Elon Musk’s social media platform X has become the first company ever fined under the European Union’s new Digital Services Act (DSA) — and Brussels is making an example of it.
On Friday, the European Commission hit X with a €120 million (about $140 million) penalty, saying the company violated key transparency rules designed to keep big platforms from being abused and manipulated.
EU officials stressed this isn’t about censoring speech — it’s about how X is run.
“Deceiving users with blue check marks, obscuring information on ads and shutting out researchers have no place online in the EU,” said Henna Virkkunen, the European Commission’s executive vice president for tech sovereignty, security and democracy. “We are holding X responsible for undermining users’ rights and evading accountability.”
X did not respond to requests for comment. Musk can appeal the decision, which could drag the case through European courts for years.
After a two-year investigation under the DSA, regulators said X broke several rules tied to transparency and user protection:
- Paid blue checkmarks
The EU said X’s subscription-based blue check system is misleading. Anyone can pay for a “verified” badge, which regulators argue tricks users into thinking an account is authentic or vetted, leaving them more vulnerable to scams and impersonation. - Opaque ad library
X failed to build a proper public database showing who is behind ads on the platform, as required under the DSA. That repository is supposed to help watchdogs and the public track scam ads, political messaging and manipulation campaigns. - Blocking researchers
X has not provided sufficient access to public data for independent researchers, who use that information to study issues like disinformation, political polarization and how content spreads.

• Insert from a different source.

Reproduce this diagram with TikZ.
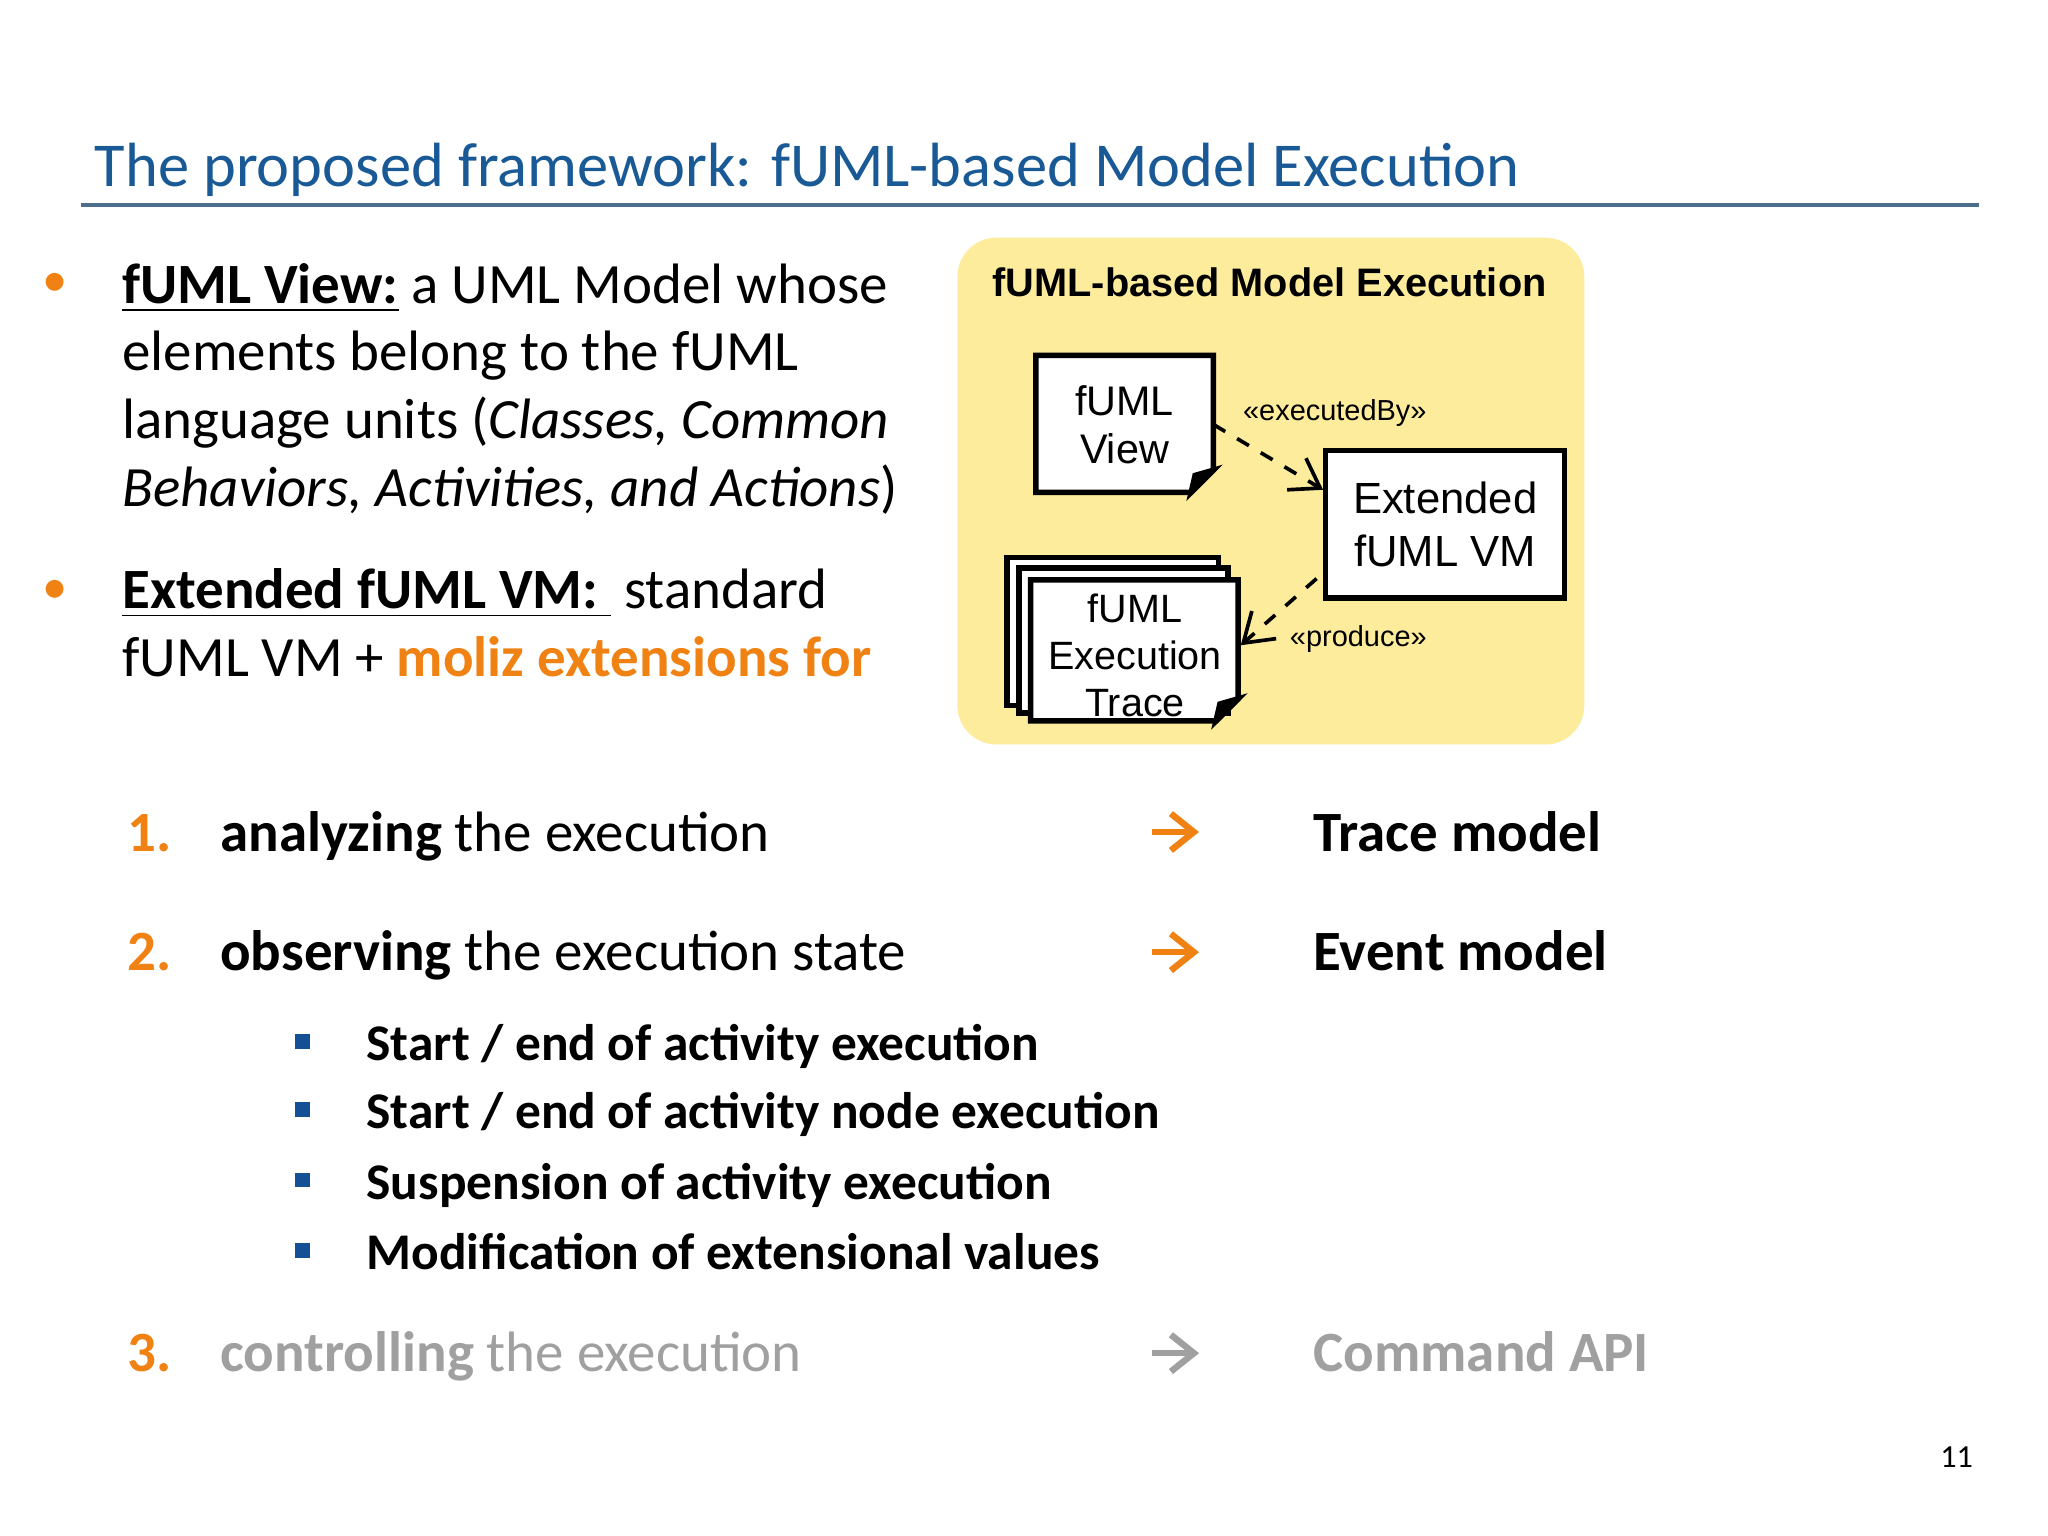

Under the DSA, fines can reach up to 6% of a company’s global revenue, but regulators say this penalty was calibrated to match the nature, gravity and duration of X’s violations and how many EU users were affected.
X now has:
- 60 days to explain how it will fix the “deceptive” blue check system;
- 90 days to submit a plan to fix ad transparency and researcher access.

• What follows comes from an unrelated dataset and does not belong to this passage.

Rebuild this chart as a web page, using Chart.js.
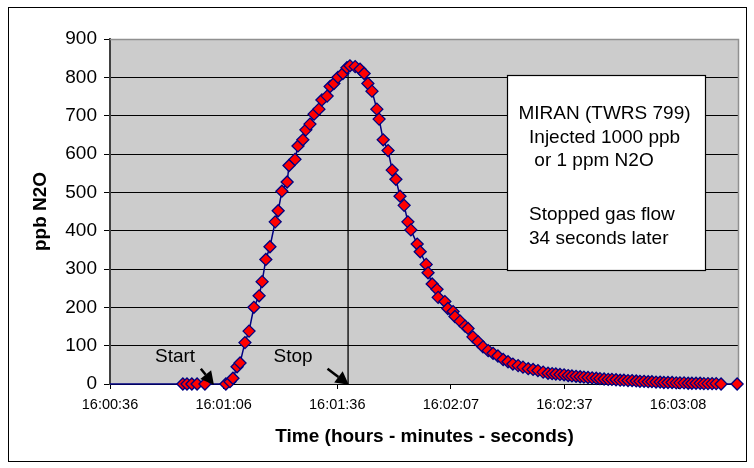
<!DOCTYPE html>
<html>
<head>
<meta charset="utf-8">
<script src="https://cdn.jsdelivr.net/npm/chart.js@4"></script>
<style>
  html, body { margin: 0; padding: 0; background: #ffffff; }
  #wrap { width: 754px; height: 468px; }
</style>
</head>
<body>
<div id="wrap"><canvas id="c" width="754" height="468"></canvas></div>
<script>
// ---- data (seconds after 16:00:36, ppb N2O) ----
const seconds = [0, 19.5, 20.6, 21.9, 23.3, 25.4, 31.0, 32.1, 32.9, 34.0, 34.8, 36.1, 37.2, 38.5, 39.9,
  40.7, 41.7, 42.8, 44.2, 45.0, 46.0, 47.4, 47.9, 49.5, 50.3, 51.6, 52.4, 53.5, 54.6, 55.9, 56.7,
  58.1, 58.9, 59.9, 61.0, 62.3, 63.4, 64.2, 65.6, 66.9, 68.0, 69.0, 70.1, 71.4, 72.0, 73.1, 74.4,
  75.5, 76.5, 77.6, 78.7, 79.7, 80.5, 82.2, 83.0, 84.6, 85.1, 86.2, 87.5, 87.8, 89.6, 90.4, 91.8,
  92.3, 93.7, 95.0, 95.8, 97.1, 98.5, 99.8, 101.2, 102.5, 103.8, 105.2, 106.5, 107.8, 109.2, 110.5,
  111.9, 113.2, 114.5, 115.9, 117.2, 118.3, 119.3, 120.4, 121.5, 122.6, 123.6, 124.7, 125.8, 126.8,
  127.9, 129.0, 130.1, 131.1, 132.2, 133.3, 134.3, 135.4, 136.5, 137.5, 138.6, 139.7, 140.8, 141.8,
  142.9, 144.0, 145.0, 146.1, 147.2, 148.2, 149.3, 150.4, 151.5, 152.5, 153.6, 154.7, 155.7, 156.8,
  157.9, 158.9, 160.0, 161.1, 162.2, 163.5, 167.8];
const ppbN2O = [0, 0, 0, 0, 0, 0, 0, 6, 15, 45, 55, 108, 138, 200, 230,
  267, 325, 358, 423, 452, 503, 527, 570, 586, 621, 637, 663, 678, 704, 717, 741,
  751, 776, 784, 800, 810, 825, 830, 828, 821, 810, 784, 764, 717, 691, 637, 609,
  558, 534, 490, 466, 423, 402, 365, 345, 312, 290, 261, 247, 226, 215, 197, 189,
  176, 164, 151, 145, 123, 110, 97, 87, 80, 73, 64, 58, 52, 48, 44,
  40, 38, 35, 31, 28, 27, 26, 25, 24, 22, 21, 20, 19, 18,
  17, 16, 15, 14, 13, 12, 12, 11, 10, 10, 9, 9, 8, 7,
  7, 6, 6, 5, 5, 4, 4, 4, 3, 3, 3, 2, 2, 2,
  2, 1, 1, 1, 1, 0, 0];
const xTickSeconds = [0, 30.4, 60.8, 91.2, 121.6, 152];
const xTickLabels = ['16:00:36', '16:01:06', '16:01:36', '16:02:07', '16:02:37', '16:03:08'];
const X_MAX = 168.3;
const Y_MIN = 0, Y_MAX = 900, Y_STEP = 100;

// annotations (in data units)
const boxLines = ['MIRAN (TWRS 799)', '  Injected 1000 ppb', '   or 1 ppm N2O', '', '  Stopped gas flow', '  34 seconds later'];
const stopLineAt = { x: 63.7, yFrom: 0, yTo: 830 };
const labelStart = { text: 'Start', x: 17.4, y: 70 };
const labelStop = { text: 'Stop', x: 49.0, y: 70 };
const arrowStart = { x1: 24.3, y1: 40, x2: 27.8, y2: -2 };
const arrowStop = { x1: 58.2, y1: 40, x2: 63.9, y2: -2 };
const textBox = { x1: 106.2, x2: 159.2, yTop: 806, yBottom: 297 };

const FONT = "'Liberation Sans', Arial, sans-serif";

const plotDecor = {
  id: 'plotDecor',
  beforeDraw(chart) {
    const { ctx, chartArea: a } = chart;
    ctx.save();
    ctx.fillStyle = '#ffffff';
    ctx.fillRect(0, 0, chart.width, chart.height);
    ctx.fillStyle = '#cccccc';
    ctx.fillRect(a.left, a.top, a.right - a.left, a.bottom - a.top);
    ctx.restore();
  },
  beforeDatasetsDraw(chart) {
    const { ctx, chartArea: a, scales: { x, y } } = chart;
    ctx.save();
    ctx.strokeStyle = '#909090';
    ctx.lineWidth = 1.5;
    ctx.beginPath();
    ctx.moveTo(a.left, a.top + 0.5);
    ctx.lineTo(a.right - 0.5, a.top + 0.5);
    ctx.lineTo(a.right - 0.5, a.bottom);
    ctx.stroke();
    // stop vertical line
    ctx.strokeStyle = '#000000';
    ctx.lineWidth = 1.3;
    ctx.beginPath();
    const sx = x.getPixelForValue(stopLineAt.x);
    ctx.moveTo(sx, y.getPixelForValue(stopLineAt.yTo));
    ctx.lineTo(sx, y.getPixelForValue(stopLineAt.yFrom));
    ctx.stroke();
    ctx.restore();
  },
  afterDatasetsDraw(chart) {
    const { ctx, scales: { x, y } } = chart;
    ctx.save();
    // arrows
    const drawArrow = (ar) => {
      const x1 = x.getPixelForValue(ar.x1), y1 = y.getPixelForValue(ar.y1);
      const x2 = x.getPixelForValue(ar.x2), y2 = y.getPixelForValue(ar.y2);
      const ang = Math.atan2(y2 - y1, x2 - x1);
      const hl = 13, hw = 7;
      const bx = x2 - hl * Math.cos(ang), by = y2 - hl * Math.sin(ang);
      ctx.strokeStyle = '#000'; ctx.fillStyle = '#000'; ctx.lineWidth = 2.5;
      ctx.beginPath(); ctx.moveTo(x1, y1); ctx.lineTo(bx, by); ctx.stroke();
      ctx.beginPath();
      ctx.moveTo(x2, y2);
      ctx.lineTo(bx + hw * Math.sin(ang), by - hw * Math.cos(ang));
      ctx.lineTo(bx - hw * Math.sin(ang), by + hw * Math.cos(ang));
      ctx.closePath(); ctx.fill();
    };
    drawArrow(arrowStart);
    drawArrow(arrowStop);
    // labels
    ctx.font = '19px ' + FONT;
    ctx.fillStyle = '#000';
    ctx.textAlign = 'center';
    ctx.textBaseline = 'middle';
    [labelStart, labelStop].forEach(l => ctx.fillText(l.text, x.getPixelForValue(l.x), y.getPixelForValue(l.y)));
    // text box
    const bx1 = Math.round(x.getPixelForValue(textBox.x1)) + 0.5;
    const bx2 = Math.round(x.getPixelForValue(textBox.x2)) + 0.5;
    const by1 = Math.round(y.getPixelForValue(textBox.yTop)) + 0.5;
    const by2 = Math.round(y.getPixelForValue(textBox.yBottom)) + 0.5;
    ctx.fillStyle = '#ffffff';
    ctx.fillRect(bx1, by1, bx2 - bx1, by2 - by1);
    ctx.strokeStyle = '#000'; ctx.lineWidth = 1.2;
    ctx.strokeRect(bx1, by1, bx2 - bx1, by2 - by1);
    ctx.fillStyle = '#000';
    ctx.textAlign = 'left';
    const offs = [38.3, 62.7, 85, 112, 139, 163.3];
    boxLines.forEach((t, i) => { if (t) ctx.fillText(t, bx1 + 11, by1 + offs[i]); });
    ctx.restore();
  },
  afterDraw(chart) {
    const { ctx } = chart;
    ctx.save();
    ctx.strokeStyle = '#000'; ctx.lineWidth = 1;
    ctx.strokeRect(8.5, 7.5, 738, 454);
    ctx.restore();
  }
};

new Chart(document.getElementById('c'), {
  type: 'line',
  data: {
    datasets: [{
      data: seconds.map((s, i) => ({ x: s, y: ppbN2O[i] })),
      borderColor: '#000080',
      borderWidth: 1.5,
      backgroundColor: '#ff0000',
      pointStyle: 'rectRot',
      pointRadius: ctx => ctx.dataIndex === 0 ? 0 : 6,
      pointBackgroundColor: '#ff0000',
      pointBorderColor: '#000080',
      pointBorderWidth: 1.3,
      tension: 0,
      clip: false
    }]
  },
  options: {
    responsive: false,
    animation: false,
    events: [],
    layout: { padding: { left: 20, right: 15, top: 39, bottom: 20 } },
    plugins: { legend: { display: false }, tooltip: { enabled: false } },
    scales: {
      x: {
        type: 'linear',
        min: 0, max: X_MAX,
        afterBuildTicks: s => { s.ticks = xTickSeconds.map(v => ({ value: v })); },
        afterFit: s => { s.height = 64; },
        ticks: {
          autoSkip: false, maxRotation: 0, padding: 7,
          color: '#000', font: { family: FONT, size: 14.5 },
          callback: (v, i) => xTickLabels[i]
        },
        grid: { drawOnChartArea: false, drawTicks: true, tickLength: 5, tickColor: '#000' },
        border: { display: true, color: '#000', width: 1 },
        title: {
          display: true, text: 'Time (hours - minutes - seconds)', color: '#000',
          font: { family: FONT, size: 19, weight: 'bold' }, padding: { top: 0, bottom: 0 }
        }
      },
      y: {
        min: Y_MIN, max: Y_MAX,
        afterFit: s => { s.width = 90; },
        ticks: { stepSize: Y_STEP, padding: 7, color: '#000', font: { family: FONT, size: 19 } },
        grid: {
          color: c => (c.tick && c.tick.value === Y_MAX) ? '#909090' : '#000000',
          lineWidth: 1, tickLength: 6, tickColor: '#000'
        },
        border: { display: true, color: '#404040', width: 2 },
        title: {
          display: true, text: 'ppb N2O', color: '#000',
          font: { family: FONT, size: 19, weight: 'bold' }, padding: { top: 9, bottom: 0 }
        }
      }
    }
  },
  plugins: [plotDecor]
});
</script>
</body>
</html>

If it doesn’t comply, the Commission says additional penalties could follow.
In money terms, the fine is tiny compared to Musk’s estimated $450+ billion net worth and modest next to some other EU tech penalties — like multibillion-dollar fines on Google or Apple.
But politically, it’s a big moment.
The case is the first enforcement action under the DSA, the bloc’s flagship law aimed at forcing large online platforms to better police illegal and harmful content, expose their algorithms to scrutiny and be more transparent about how they operate.
The decision also lands in the middle of strained US–EU tensions over tech regulation, free speech and big American platforms.
The Trump administration has repeatedly slammed Europe’s digital rules — including the DSA and the Digital Markets Act — as unfair attacks on US tech firms.
Ahead of the ruling, US Vice President JD Vance blasted the EU on X, writing:
“The EU should be supporting free speech not attacking American companies over garbage.”
Musk responded: “Much appreciated.”
EU officials pushed back, insisting the fine has nothing to do with censorship and everything to do with enforcing rules that apply to all major platforms, regardless of where they’re based.
X has been under a European microscope ever since Musk took over the platform (then Twitter) in 2022 and upended its verification system, gutted moderation staff and relaxed policies around content enforcement.
The blue check overhaul, in particular, quickly led to chaos, as paid “verified” accounts impersonated politicians, celebrities and major brands, sometimes moving markets and spreading misinformation.
The DSA investigation into X, opened in 2023, is one of the law’s first major test cases. Friday’s ruling only covers transparency and design issues — but it’s not the end of X’s problems in Europe.
The Commission is still investigating:
- How X handles illegal content;
- Its approach to election disinformation and information manipulation;
- The role of features like Community Notes in moderating or amplifying content.
Those probes could lead to more findings — and more fines down the road.
Beyond the legal and technical details, the clash over X highlights a deeper philosophical divide:
- The EU sees strict rules and enforcement as essential to protecting democracy, users’ rights and public debate online.
- Musk and his allies frame those same rules as attacks on free speech and American innovation.
For now, X has 60 to 90 days to show Brussels it’s willing to play by European rules. If not, Friday’s $140 million fine may just be the opening round in a much bigger fight.